I really don't think I could agree with this more.

If the "blessed" sources to the dependencies (i.e. the dependency
version built against to make binary releases)  was checked into
pygame svn such that you could get pygame svn version and the build
it, I think you would have a whole lot more people building and
testing, fixing and developing. The fact that I have to search for
dependencies that may not work is the single thing stopping me from
compiling from source.

So could we get one of the people who builds for binary releases to
add their dependency sources to pygame svn?

I already tried to explain it on IRC yesterday to DR0ID and will it do once more
on this list.

Putting in precompiled dependencies would only make sense, if
a) someone takes care of their maintenance (updates, bug fixes, integration
   testing)
b) they are restricted to some platforms (to be precise: windows (and maybe
   MacOS))
c) multiple distributions are supplied (one with the deps, one without, one
   source dist with the deps, one without, etc.)

That is an incredibly huge task and as soon as you get into the trouble of
having own installed shared library versions, the whole thing might completely
fail (especially if you link against e.g. a newer distributed shared
library but the library manager resolves your other older one at runtime).
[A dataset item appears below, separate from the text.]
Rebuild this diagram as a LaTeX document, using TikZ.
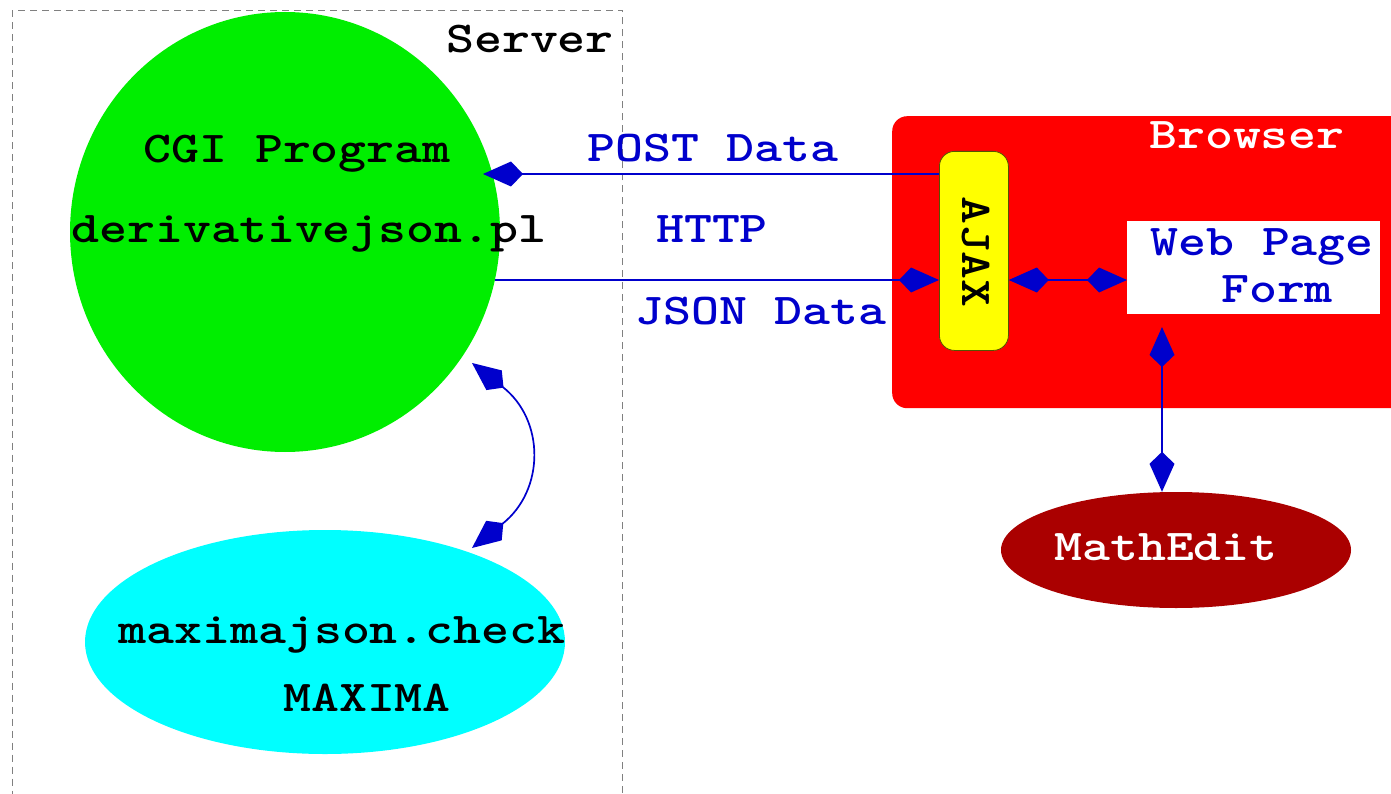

This is definitely something nobody wants, but nobody can foresee or prevent in
a secure way. Instead it increases:

a) filed bugs due to library version mismatches
b) issues caused by broken distributed dependencies
c) maintenance overhead
d) ...

Instead a build script, which takes care of building all the dependencies the
user downloaded and put into some predefined directory, would make more sense.